While owners often wonder if their dogs remember specific events, scientists are interested in whether or not dogs form memories. The research on this topic is minimal; however, it is generally accepted that dogs can learn and without memory, learning is seemingly impossible.
The commonly accepted scientific theory is that dogs remember what they need to in order to survive. This would explain why a former foster dog who has not been in a particular home for five years might remember where his kibble was served and go there looking for some once returned home.
Fear is also a kind of memory essential to survival. Knowing what proved dangerous or unpleasant in the past helps a dog avoid a similar encounter in the future. If a dog was cold in the rain, he won’t want to take a walk in that type of weather and may wait until the rain passes to go outside. If the family cat scratches a dog, he may learn, or remember, in order to avoid the cat in the future.

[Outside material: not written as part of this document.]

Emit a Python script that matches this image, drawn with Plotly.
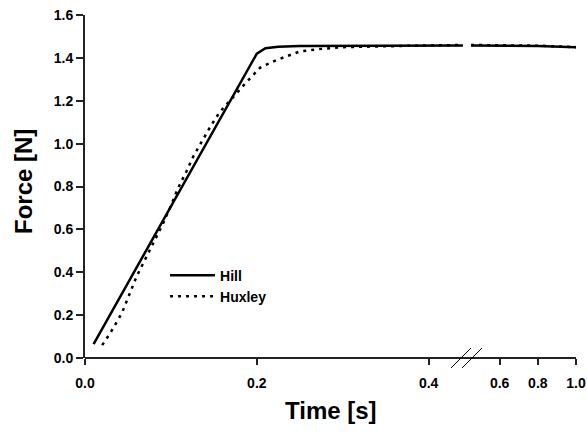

Another type of survival memory is recognizing who our friends are, whom we are safe with, and whom we may trust. In a dog’s case, knowing who fed, played, petted, and provided for him counts for a lot in the future. When a dog sees a friend, he tends to remember the associated comfort that’s connected to that person or animal. A dog’s memory extends beyond remembering to missing a person he is connected with. This is referred to as separation anxiety, and may occur when the dog is left home alone without his owner for a long period of time.